The programmer of Cursebird, @richardhenry, has released a preliminary leaderboard (That would have saved me a lot of time three weeks ago!). One interesting thing I see on the list is that @bollocks gets every one of his tweets counted because of his name. He doesn’t even have to bother cussing.
Most people have wanted to see a leaderboard, but they haven’t necessarily thought through what that means. As I was working with @ThinkgingStiff, I thought a lot about the problems of creating one. Most people want bots excluded, and that seems easy at first. Bots like @ThinkingStiff and @Fuckbot are obviously there just to get to the top. But since Twitter doesn’t forbid bots, it leaves the job of excluding them up to the programmer. A first pass cleaning of them would be easy enough, but they will keep coming, I imagine, and it will become a daily task.
You also have bots that are reposting articles, scanning websites for keywords, or aggregating data.
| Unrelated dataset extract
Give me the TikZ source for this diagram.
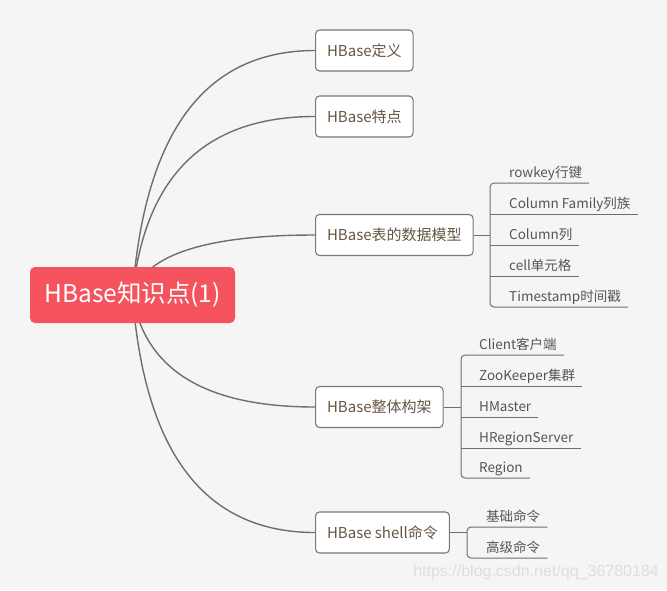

These are useful outside of the Cursebird universe and many of them are interesting and have many followers. Should they be excluded? After that, would come real people that are cussing their hearts out just to make it to the top. They have real accounts, real friends, and are really cussing. As soon as you have a leaderboard, people are going to compete to get to the top. That is just human nature. So pretty soon, you can be sure, the leaderboard will be all people that are trying to be there. It’s not very easy to determine who is just trying to be on the list and who just cusses a lot.
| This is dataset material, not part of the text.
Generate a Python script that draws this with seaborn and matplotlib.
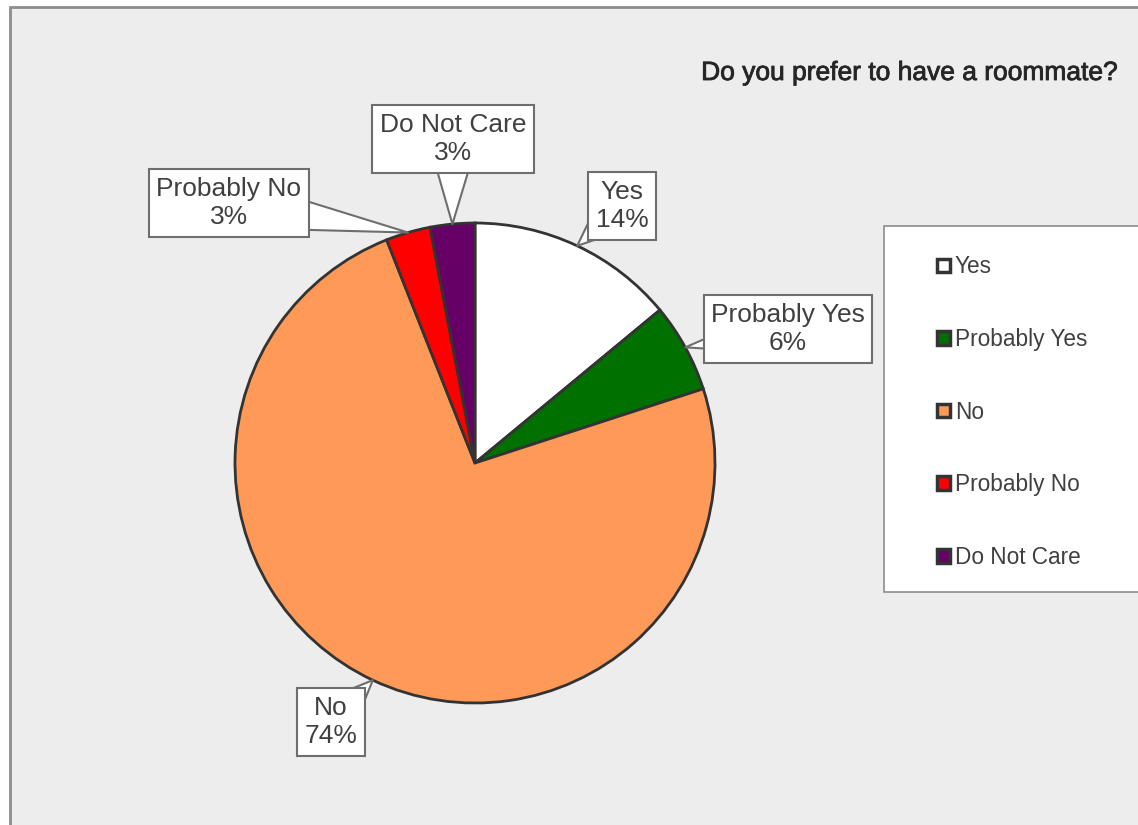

And once Cusrsebird has a list, with rules about who can be on it, there will inevitably be “good citizens” who want to rid the world of wrongdoers who will be scanning everyone’s tweets looking for “fakes.” They will then email the programmer to complain. Trying to keep the leaderboard clean would not be a job I would want to manually tackle on a daily basis.
Another problem I thought of is the effects of a leaderboard on website performance. Once there is a leaderboard, everyone will be clicking on these people to see who they are. Currently, it displays every swear a tweeter has ever said. For someone like @ThinkingStiff, at over 7000 swears, it takes a long time for the page to load. Only displaying the previous 500 might help with that.
It seems like all the manual solutions suck. I thought about a few automated ways to make bots less likely, but all of them depend on processing time on the database, and I don’t know how much time Cursebird has free in a day.
1. Limit the total daily swears to something more human, say 50. Twitter’s limit is 1000, of which about 500 will get counted (explanation). Only counting the first 50 swears would make bots much less useful.
2. Require an account to have at least one tweet over a month old. When someone starts to write a bot, they usually use a new account. If they have to wait a month to see any results, they will probably lose interest.
3. Require an account to have at least 10 followers. Very few people want to follow a bot. They may start, but will quickly stop following them.
4. Exclude duplicate swears. This is a big one and wold eliminate most common bots. A bot is either random words, which people quickly discover, or a finite list of tweets that get repeated.
Suggestion #1 could be done real time or as a batch on everyone. Suggestion #2, #3 and #4 would only need to be done on maybe 100 of the top cussers when building the leaderboard. Of course there are ways around #3, and #4 as a bot writer, but #1 is a big roadblock.
I’ll admit that a bot-free list would be interesting. Tweeters like @mollena are amazing. She just really cusses (and tweets) all the time.